> _THE EXERCISE_:
Look through the data below and return each line where "chart" appears.

> _DATASET EXCERPT_:
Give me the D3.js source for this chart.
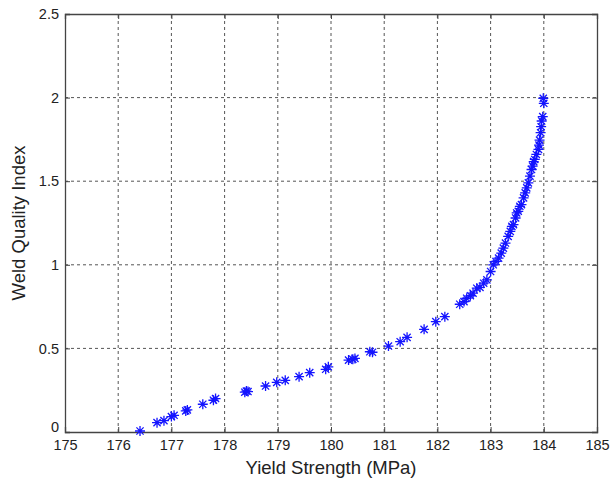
<!DOCTYPE html>
<html>
<head>
<meta charset="utf-8">
<script src="https://cdn.jsdelivr.net/npm/d3@7"></script>
<style>
  body { margin: 0; background: #fff; }
  text { font-family: Arial, "Liberation Sans", sans-serif; fill: #222; }
</style>
</head>
<body>
<svg id="chart" width="611" height="484"></svg>
<script>
// data
var xTicks = [175, 176, 177, 178, 179, 180, 181, 182, 183, 184, 185];
var yTicks = [0, 0.5, 1, 1.5, 2, 2.5];
var yieldStrength = [
  176.41, 176.73, 176.86, 177.0, 177.05, 177.27, 177.3, 177.59, 177.79, 177.83,
  178.38, 178.41, 178.44, 178.77, 178.98, 179.14, 179.40, 179.6, 179.9, 179.95,
  180.33, 180.41, 180.45, 180.73, 180.78, 181.08, 181.3, 181.43, 181.75, 181.97,
  182.14, 182.42, 182.5, 182.55, 182.62, 182.67, 182.74, 182.8, 182.87, 182.93,
  183.0, 183.05, 183.1, 183.15, 183.2, 183.24, 183.28, 183.33, 183.37, 183.4,
  183.43, 183.47, 183.49, 183.52, 183.55, 183.58, 183.62, 183.65, 183.68, 183.71,
  183.74, 183.77, 183.79, 183.81, 183.83, 183.86, 183.9, 183.91, 183.92, 183.94,
  183.95, 183.96, 183.98, 184.0, 183.99
];
var weldQuality = [
  0.006, 0.056, 0.068, 0.092, 0.10, 0.126, 0.132, 0.166, 0.19, 0.20,
  0.238, 0.245, 0.242, 0.275, 0.297, 0.309, 0.331, 0.355, 0.375, 0.39,
  0.43, 0.435, 0.44, 0.48, 0.477, 0.514, 0.54, 0.566, 0.614, 0.66,
  0.69, 0.764, 0.78, 0.80, 0.815, 0.83, 0.86, 0.865, 0.89, 0.91,
  0.96, 1.0, 1.02, 1.04, 1.07, 1.10, 1.13, 1.17, 1.2, 1.23,
  1.24, 1.28, 1.31, 1.32, 1.35, 1.36, 1.40, 1.43, 1.46, 1.49,
  1.53, 1.57, 1.59, 1.617, 1.63, 1.66, 1.69, 1.716, 1.746, 1.79,
  1.826, 1.86, 1.886, 1.966, 1.996
];

var svg = d3.select('#chart'),
  marginLeft = 65,
  marginTop = 14,
  plotRight = 597,
  plotBottom = 432;

var x = d3.scaleLinear().domain([175, 185]).range([marginLeft, plotRight]);
var y = d3.scaleLinear().domain([0, 2.5]).range([plotBottom, marginTop]);

// grid
var grid = svg.append('g');
grid.selectAll('.gx')
  .data(xTicks.slice(1, -1))
  .enter()
  .append('line')
  .attr('x1', function (d) { return x(d); })
  .attr('x2', function (d) { return x(d); })
  .attr('y1', plotBottom)
  .attr('y2', marginTop)
  .attr('stroke', '#555')
  .attr('stroke-width', 1)
  .attr('stroke-dasharray', '3,3');
grid.selectAll('.gy')
  .data(yTicks.slice(1, -1))
  .enter()
  .append('line')
  .attr('y1', function (d) { return y(d); })
  .attr('y2', function (d) { return y(d); })
  .attr('x1', marginLeft)
  .attr('x2', plotRight)
  .attr('stroke', '#555')
  .attr('stroke-width', 1)
  .attr('stroke-dasharray', '3,3');

// axes (ticks inside, like matlab)
var xAxis = svg.append('g')
  .attr('transform', 'translate(0,' + plotBottom + ')')
  .call(d3.axisBottom(x).tickValues(xTicks).tickSize(-5).tickPadding(8).tickFormat(d3.format('d')));
var xAxisTop = svg.append('g')
  .attr('transform', 'translate(0,' + marginTop + ')')
  .call(d3.axisTop(x).tickValues(xTicks).tickSize(-5).tickFormat(''));
var yAxis = svg.append('g')
  .attr('transform', 'translate(' + marginLeft + ',0)')
  .call(d3.axisLeft(y).tickValues(yTicks).tickSize(-5).tickPadding(6).tickFormat(d3.format('')));
var yAxisRight = svg.append('g')
  .attr('transform', 'translate(' + plotRight + ',0)')
  .call(d3.axisRight(y).tickValues(yTicks).tickSize(-5).tickFormat(''));

[xAxis, xAxisTop, yAxis, yAxisRight].forEach(function (a) {
  a.selectAll('path').attr('stroke', '#444').attr('stroke-width', 1.3);
  a.selectAll('line').attr('stroke', '#444');
  a.selectAll('text')
    .style('font-family', 'Arial, "Liberation Sans", sans-serif')
    .style('font-size', '14.5px')
    .attr('fill', '#222');
});
// the zero label sits a little higher, as in the original
yAxis.selectAll('.tick text')
  .filter(function (d) { return d === 0; })
  .attr('dy', '-0.05em');

// asterisk markers
var r = 5, dr = r * 0.72;
var marker = 'M' + (-r) + ',0H' + r + 'M0,' + (-r) + 'V' + r +
  'M' + (-dr) + ',' + (-dr) + 'L' + dr + ',' + dr +
  'M' + (-dr) + ',' + dr + 'L' + dr + ',' + (-dr);

svg.append('g')
  .selectAll('path')
  .data(d3.range(yieldStrength.length))
  .enter()
  .append('path')
  .attr('transform', function (i) {
    return 'translate(' + x(yieldStrength[i]) + ',' + y(weldQuality[i]) + ')';
  })
  .attr('d', marker)
  .attr('fill', 'none')
  .attr('stroke', '#1414ff')
  .attr('stroke-width', 1.3);

// labels
svg.append('text')
  .attr('x', (marginLeft + plotRight) / 2)
  .attr('y', 474)
  .attr('text-anchor', 'middle')
  .style('font-size', '18.5px')
  .text('Yield Strength (MPa)');

svg.append('text')
  .attr('transform', 'translate(25,' + (marginTop + plotBottom) / 2 + ') rotate(-90)')
  .attr('text-anchor', 'middle')
  .style('font-size', '18.5px')
  .text('Weld Quality Index');
</script>
</body>
</html>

> _RESPONSE BELOW_:
Give me the D3.js source for this chart.
<svg id="chart" width="611" height="484"></svg>
var svg = d3.select('#chart'),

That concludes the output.